Tahera Hakimi looks out of her office window on the first floor and surveys the mass of girls in the courtyard below. She has been teaching for 38 years; 18 years ago she took over as principal of Maleka Jalaly High.

In 2002, 3,000 girls enrolled at Maleka Jalaly and in 2003 that number leapt to 5,000. Accommodation is limited and the main building of the school holds 12  classrooms, seating 3,000 children in three shifts throughout the day.

The city’s long history of art and culture perhaps explains the thirst for learning that today consumes so many of its young people. In 2002, the first full academic year after the fall of the Taliban, more than 250,000 children re-entered the classrooms in Herat province.

In a freshly painted classroom in the school, the girls have desks and benches – a considerable improvement on many schools in the country. They even have enough textbooks between them.

But teaching aids are limited to a single map on the wall and a small plastic globe.
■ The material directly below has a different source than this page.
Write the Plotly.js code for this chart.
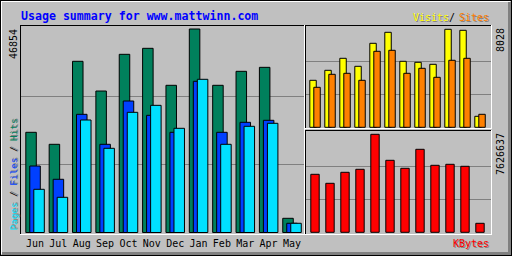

And this is a Grade 11 class. In two years, these students will leave school and should be ready for university.

Principal Hakimi is optimistic about how education is going to develop in Herat.

Girls: “the future of our country”

"Even if we don't have the resources we need, we will find a way to teach the students," she said. "If we have no chairs, no desks, no classrooms, we will teach them under the trees. The future of our country, it lies with these girls. Their education is the future of Afghanistan; and some education is better than none at all."

Mrs. Toba, a geography teacher at the girls’ school also believes that the students will succeed, in part due to the creativity of teachers like her. Mrs. Toba has been assisted by a new teacher training programme run by the Ministry of Education and UNICEF.

She was one of the trainers, passing on new child-friendly techniques to her peers, looking at ways of making lessons more interactive and relevant to the students' lives.

"Last year I did not even have a map," she remembers. "And so when I needed to show different countries, I would draw them on the ground, or on the wall. You can always find a way to deliver lessons.

"We need many more facilities and more materials for our teachers," she said. "We have excellent teachers but they are not being given enough support."

Promises and patience

But in an education sector that still lacks so much, how much longer will the admiration, the respect and the patience of these girls endure?

Mrs. Toba counsels optimism. "The girls ask me often, 'will we be as good as children in other countries?'. I tell them not to worry about this. They are intelligent; even without facilities they remain intelligent.

“All we can really offer them is hope." But she sounds a note of caution. "People in other countries know that we are just standing up. We are still helping each other, students, and young people, all of us. In the past, we lost our country, lost our people.

“Now is the time to remind people outside Afghanistan about what we lost, remind them that we still need their help in order for us to stand up alone. We were promised many things to help us stand up – those promises should not be forgotten.”